AIM OF THE EXERCISE:
Go through the entries below and pick out every line with "that".

Entries from a dataset:
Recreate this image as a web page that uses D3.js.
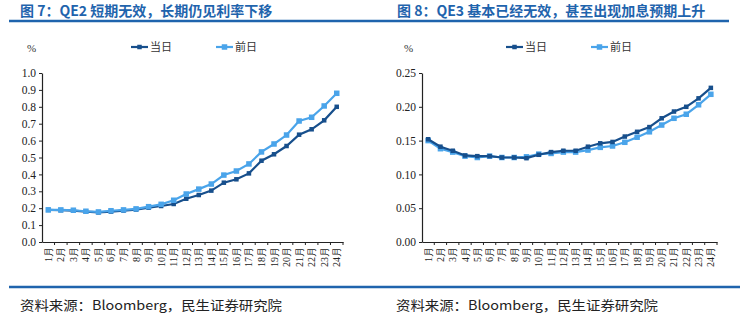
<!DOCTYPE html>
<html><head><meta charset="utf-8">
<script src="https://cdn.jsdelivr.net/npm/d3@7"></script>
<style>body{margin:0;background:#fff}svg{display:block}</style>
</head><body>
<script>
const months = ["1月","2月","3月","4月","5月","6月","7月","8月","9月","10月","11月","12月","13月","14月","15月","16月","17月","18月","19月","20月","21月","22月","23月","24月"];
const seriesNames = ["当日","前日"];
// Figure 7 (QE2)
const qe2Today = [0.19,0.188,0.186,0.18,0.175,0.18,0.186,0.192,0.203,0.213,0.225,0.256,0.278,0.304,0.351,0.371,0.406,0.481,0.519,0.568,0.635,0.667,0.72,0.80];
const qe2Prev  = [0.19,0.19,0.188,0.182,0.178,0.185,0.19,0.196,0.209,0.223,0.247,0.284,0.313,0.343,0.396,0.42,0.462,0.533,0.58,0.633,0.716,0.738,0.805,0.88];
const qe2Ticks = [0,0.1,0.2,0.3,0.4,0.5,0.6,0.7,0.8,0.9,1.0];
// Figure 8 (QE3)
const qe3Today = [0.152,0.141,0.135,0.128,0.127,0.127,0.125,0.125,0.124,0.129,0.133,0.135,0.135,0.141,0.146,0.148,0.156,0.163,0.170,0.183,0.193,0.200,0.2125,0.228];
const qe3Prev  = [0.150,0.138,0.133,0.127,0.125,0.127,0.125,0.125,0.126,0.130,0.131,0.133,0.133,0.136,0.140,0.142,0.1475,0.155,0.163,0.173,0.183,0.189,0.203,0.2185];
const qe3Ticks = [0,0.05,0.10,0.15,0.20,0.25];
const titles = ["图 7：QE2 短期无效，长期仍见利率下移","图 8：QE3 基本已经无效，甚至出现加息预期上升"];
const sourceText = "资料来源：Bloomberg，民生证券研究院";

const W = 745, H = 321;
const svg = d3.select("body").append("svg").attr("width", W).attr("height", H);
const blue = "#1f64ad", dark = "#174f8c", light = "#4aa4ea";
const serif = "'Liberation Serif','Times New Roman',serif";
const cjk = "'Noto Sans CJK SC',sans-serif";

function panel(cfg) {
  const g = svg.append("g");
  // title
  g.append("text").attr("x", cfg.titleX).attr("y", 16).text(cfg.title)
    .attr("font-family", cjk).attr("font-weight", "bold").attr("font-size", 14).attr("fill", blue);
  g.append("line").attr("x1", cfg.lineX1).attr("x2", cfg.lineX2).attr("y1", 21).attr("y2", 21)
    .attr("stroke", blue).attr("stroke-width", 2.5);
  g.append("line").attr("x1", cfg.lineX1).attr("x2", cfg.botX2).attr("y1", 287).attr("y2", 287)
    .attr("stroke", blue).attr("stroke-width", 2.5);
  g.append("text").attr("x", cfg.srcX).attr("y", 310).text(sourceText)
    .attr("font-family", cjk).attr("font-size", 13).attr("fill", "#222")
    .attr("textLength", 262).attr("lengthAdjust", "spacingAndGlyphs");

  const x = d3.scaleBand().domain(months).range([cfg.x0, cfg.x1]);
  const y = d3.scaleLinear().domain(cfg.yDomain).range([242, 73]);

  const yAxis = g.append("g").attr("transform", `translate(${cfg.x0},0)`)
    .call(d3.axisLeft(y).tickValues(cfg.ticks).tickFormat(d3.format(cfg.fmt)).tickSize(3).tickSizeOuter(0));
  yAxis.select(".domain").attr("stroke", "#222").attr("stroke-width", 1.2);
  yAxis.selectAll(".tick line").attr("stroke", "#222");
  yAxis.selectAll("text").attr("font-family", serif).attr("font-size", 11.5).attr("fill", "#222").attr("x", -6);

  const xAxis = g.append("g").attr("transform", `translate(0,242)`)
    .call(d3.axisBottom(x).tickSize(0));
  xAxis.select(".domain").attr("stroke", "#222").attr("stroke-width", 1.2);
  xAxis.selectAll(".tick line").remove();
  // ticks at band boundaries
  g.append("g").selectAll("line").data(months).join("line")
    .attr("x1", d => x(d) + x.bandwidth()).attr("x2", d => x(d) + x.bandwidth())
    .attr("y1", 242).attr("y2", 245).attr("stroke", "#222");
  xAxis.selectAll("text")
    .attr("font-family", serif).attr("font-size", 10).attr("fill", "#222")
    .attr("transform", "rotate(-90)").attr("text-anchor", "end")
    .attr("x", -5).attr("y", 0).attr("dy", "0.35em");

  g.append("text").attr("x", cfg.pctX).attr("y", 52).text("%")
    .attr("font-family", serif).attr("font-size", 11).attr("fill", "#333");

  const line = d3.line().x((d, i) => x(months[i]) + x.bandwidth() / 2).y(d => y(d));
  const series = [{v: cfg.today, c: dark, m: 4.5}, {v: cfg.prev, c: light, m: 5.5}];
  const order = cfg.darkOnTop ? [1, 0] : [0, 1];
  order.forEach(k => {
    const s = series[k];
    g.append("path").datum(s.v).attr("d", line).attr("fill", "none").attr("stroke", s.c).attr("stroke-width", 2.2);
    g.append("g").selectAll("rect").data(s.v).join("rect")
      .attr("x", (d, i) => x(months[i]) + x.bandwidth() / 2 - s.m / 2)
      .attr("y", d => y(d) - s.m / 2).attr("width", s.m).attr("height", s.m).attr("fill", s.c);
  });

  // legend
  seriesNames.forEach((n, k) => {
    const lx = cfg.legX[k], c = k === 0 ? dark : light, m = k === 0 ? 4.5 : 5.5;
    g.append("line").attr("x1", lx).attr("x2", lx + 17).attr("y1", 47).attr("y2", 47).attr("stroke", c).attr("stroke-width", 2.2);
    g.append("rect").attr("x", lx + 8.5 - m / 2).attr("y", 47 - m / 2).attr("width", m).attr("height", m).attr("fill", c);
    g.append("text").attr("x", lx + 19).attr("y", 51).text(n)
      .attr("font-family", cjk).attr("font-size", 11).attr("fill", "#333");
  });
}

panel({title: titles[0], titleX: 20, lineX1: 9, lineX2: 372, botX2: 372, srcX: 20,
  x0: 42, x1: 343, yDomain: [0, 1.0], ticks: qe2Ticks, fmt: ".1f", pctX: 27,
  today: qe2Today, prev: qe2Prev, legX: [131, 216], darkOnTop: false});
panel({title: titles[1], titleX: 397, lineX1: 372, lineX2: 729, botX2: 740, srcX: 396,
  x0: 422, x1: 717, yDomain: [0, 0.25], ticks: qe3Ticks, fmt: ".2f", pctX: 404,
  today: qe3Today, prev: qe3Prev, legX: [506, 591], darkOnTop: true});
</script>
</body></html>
==
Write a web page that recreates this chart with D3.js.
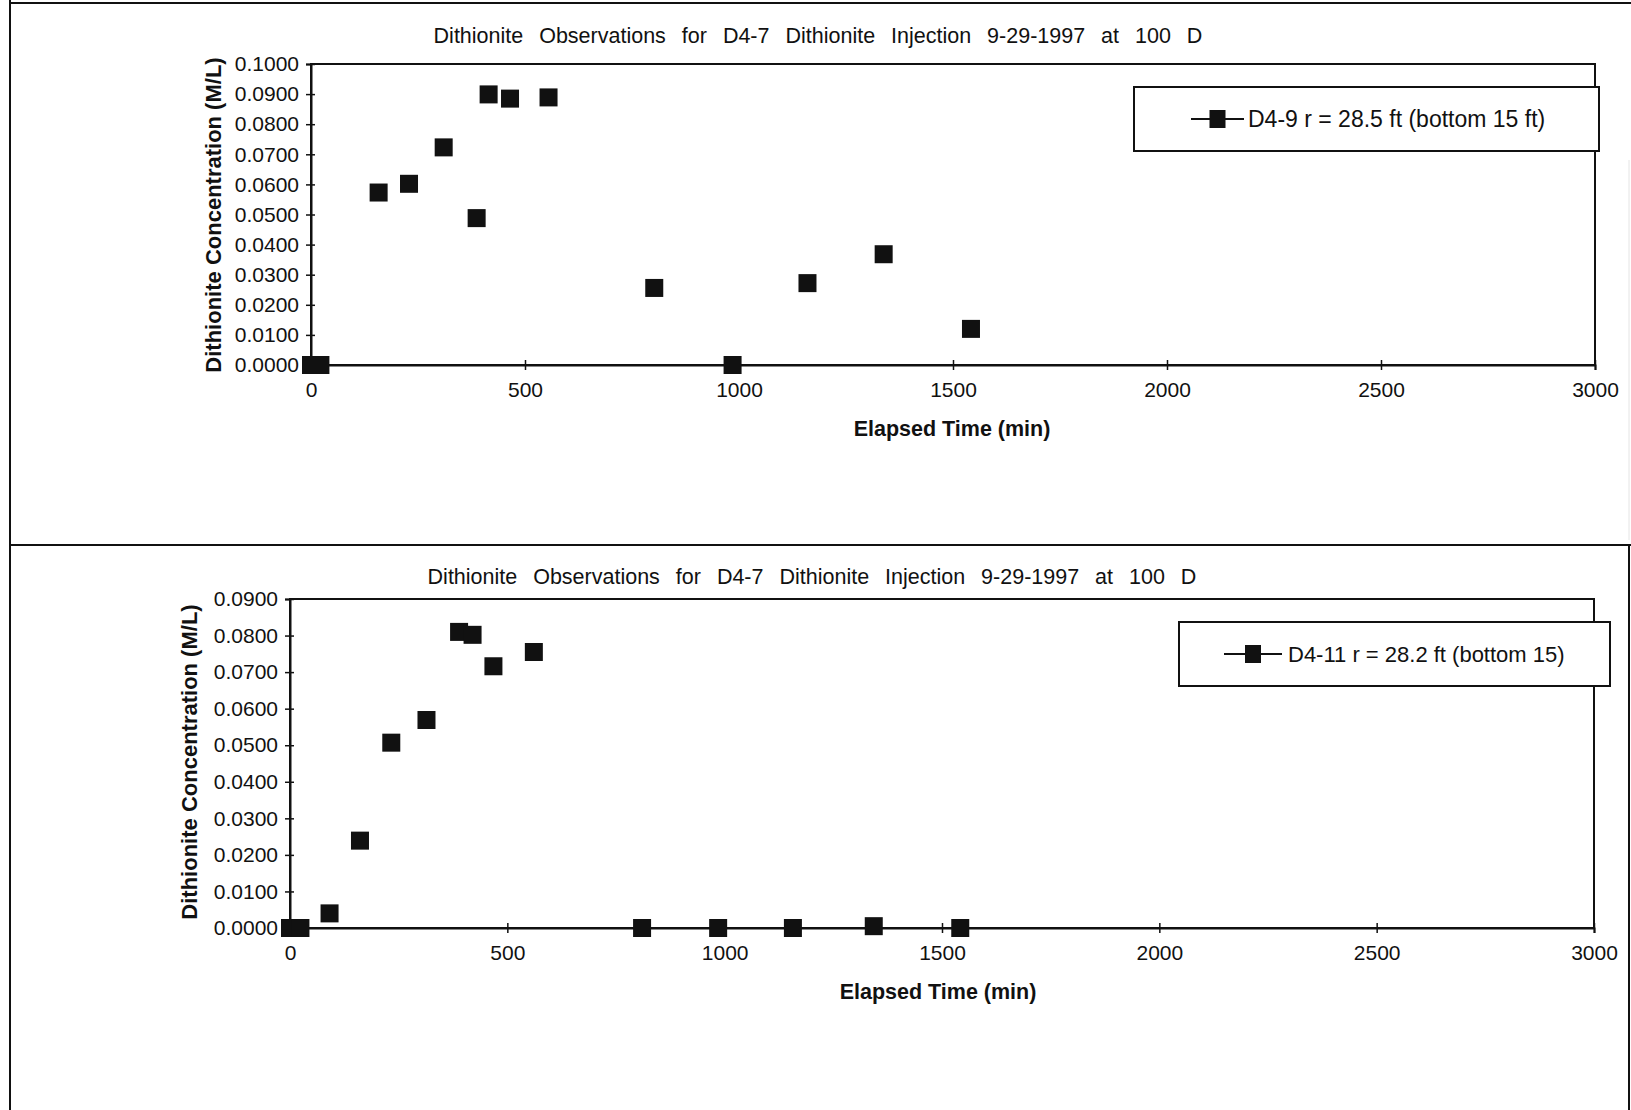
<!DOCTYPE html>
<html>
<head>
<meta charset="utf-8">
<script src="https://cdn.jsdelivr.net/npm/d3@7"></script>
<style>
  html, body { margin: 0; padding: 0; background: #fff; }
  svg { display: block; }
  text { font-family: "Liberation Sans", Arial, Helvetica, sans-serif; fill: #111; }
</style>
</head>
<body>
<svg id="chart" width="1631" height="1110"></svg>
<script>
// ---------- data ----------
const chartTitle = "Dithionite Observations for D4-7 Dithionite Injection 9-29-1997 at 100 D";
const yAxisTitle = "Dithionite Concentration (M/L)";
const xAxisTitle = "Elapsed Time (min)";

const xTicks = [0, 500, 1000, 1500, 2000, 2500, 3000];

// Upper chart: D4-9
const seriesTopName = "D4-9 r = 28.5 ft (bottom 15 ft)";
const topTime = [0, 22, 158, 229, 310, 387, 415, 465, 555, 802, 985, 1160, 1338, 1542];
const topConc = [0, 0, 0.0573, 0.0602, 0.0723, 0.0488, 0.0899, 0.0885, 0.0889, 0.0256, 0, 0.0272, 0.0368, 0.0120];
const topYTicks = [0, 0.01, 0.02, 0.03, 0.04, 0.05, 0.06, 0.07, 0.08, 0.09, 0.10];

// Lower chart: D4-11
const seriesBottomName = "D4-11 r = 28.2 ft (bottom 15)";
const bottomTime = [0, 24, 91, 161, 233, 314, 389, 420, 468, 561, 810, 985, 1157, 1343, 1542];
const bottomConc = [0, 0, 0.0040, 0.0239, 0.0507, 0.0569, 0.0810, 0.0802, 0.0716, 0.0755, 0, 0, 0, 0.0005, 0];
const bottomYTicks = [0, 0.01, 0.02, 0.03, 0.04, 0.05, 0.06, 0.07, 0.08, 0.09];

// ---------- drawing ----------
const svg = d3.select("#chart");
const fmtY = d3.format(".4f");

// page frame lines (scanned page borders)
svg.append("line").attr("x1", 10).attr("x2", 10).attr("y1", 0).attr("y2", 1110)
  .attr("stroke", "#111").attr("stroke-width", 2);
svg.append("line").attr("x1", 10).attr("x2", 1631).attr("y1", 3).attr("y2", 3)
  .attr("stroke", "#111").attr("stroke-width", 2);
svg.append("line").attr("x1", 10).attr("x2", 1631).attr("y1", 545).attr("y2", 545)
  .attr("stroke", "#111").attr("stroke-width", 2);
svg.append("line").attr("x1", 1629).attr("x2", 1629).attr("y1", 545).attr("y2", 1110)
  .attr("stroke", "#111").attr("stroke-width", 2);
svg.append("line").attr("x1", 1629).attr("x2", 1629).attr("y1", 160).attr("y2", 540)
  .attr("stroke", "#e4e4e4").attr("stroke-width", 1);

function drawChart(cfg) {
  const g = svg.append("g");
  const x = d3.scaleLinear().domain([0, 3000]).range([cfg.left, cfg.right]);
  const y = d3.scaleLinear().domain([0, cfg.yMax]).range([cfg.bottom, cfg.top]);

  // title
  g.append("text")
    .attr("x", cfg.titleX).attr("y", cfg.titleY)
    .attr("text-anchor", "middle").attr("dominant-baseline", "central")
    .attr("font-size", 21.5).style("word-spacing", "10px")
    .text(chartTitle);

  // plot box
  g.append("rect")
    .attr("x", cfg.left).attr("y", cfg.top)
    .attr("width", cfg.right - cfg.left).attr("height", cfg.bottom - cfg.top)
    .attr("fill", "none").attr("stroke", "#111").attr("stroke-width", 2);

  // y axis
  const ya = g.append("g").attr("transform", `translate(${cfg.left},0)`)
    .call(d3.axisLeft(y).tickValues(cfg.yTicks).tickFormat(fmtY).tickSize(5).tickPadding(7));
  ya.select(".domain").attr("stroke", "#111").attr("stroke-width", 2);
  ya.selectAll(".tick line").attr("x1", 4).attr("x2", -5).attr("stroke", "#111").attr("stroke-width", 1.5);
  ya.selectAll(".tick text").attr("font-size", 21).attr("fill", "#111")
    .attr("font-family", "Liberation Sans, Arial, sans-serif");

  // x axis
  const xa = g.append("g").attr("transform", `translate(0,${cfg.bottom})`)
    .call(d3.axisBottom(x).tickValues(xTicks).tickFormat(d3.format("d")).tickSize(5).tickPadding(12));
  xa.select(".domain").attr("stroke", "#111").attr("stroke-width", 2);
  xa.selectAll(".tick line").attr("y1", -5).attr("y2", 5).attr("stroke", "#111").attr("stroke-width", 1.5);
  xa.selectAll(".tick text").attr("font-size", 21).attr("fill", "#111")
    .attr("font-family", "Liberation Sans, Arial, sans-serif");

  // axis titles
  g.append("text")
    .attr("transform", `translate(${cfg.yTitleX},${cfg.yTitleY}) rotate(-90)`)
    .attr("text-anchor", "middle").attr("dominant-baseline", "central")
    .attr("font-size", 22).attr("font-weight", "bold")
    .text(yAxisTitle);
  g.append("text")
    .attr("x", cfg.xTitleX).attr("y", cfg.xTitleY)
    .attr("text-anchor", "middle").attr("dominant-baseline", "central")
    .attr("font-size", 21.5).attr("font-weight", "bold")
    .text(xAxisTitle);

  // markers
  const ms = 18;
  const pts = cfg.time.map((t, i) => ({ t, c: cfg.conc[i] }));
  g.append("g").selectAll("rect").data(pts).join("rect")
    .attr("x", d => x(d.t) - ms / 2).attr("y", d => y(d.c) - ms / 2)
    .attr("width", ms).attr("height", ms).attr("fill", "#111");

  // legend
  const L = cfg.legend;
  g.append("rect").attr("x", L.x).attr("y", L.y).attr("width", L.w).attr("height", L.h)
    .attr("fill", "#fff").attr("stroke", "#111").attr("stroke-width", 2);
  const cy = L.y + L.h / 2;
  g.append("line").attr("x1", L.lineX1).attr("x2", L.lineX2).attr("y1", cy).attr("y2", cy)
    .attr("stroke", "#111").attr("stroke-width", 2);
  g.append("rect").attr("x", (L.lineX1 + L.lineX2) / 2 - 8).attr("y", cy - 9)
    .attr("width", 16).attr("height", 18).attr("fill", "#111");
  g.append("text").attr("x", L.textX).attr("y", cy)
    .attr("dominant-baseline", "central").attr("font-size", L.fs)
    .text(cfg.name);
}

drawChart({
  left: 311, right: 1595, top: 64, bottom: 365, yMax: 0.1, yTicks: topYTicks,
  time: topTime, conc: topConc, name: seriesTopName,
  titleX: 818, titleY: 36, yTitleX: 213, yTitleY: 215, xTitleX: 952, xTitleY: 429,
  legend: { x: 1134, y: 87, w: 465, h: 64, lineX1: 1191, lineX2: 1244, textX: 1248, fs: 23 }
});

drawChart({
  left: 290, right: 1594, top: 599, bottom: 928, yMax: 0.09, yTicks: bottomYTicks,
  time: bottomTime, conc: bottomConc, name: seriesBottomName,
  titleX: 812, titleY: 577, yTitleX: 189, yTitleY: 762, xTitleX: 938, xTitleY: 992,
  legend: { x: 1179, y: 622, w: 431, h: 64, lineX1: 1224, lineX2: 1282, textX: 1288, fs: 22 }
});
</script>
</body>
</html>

RESULT OF THIS TASK:
Recreate this image as a web page that uses D3.js.
Write a web page that recreates this chart with D3.js.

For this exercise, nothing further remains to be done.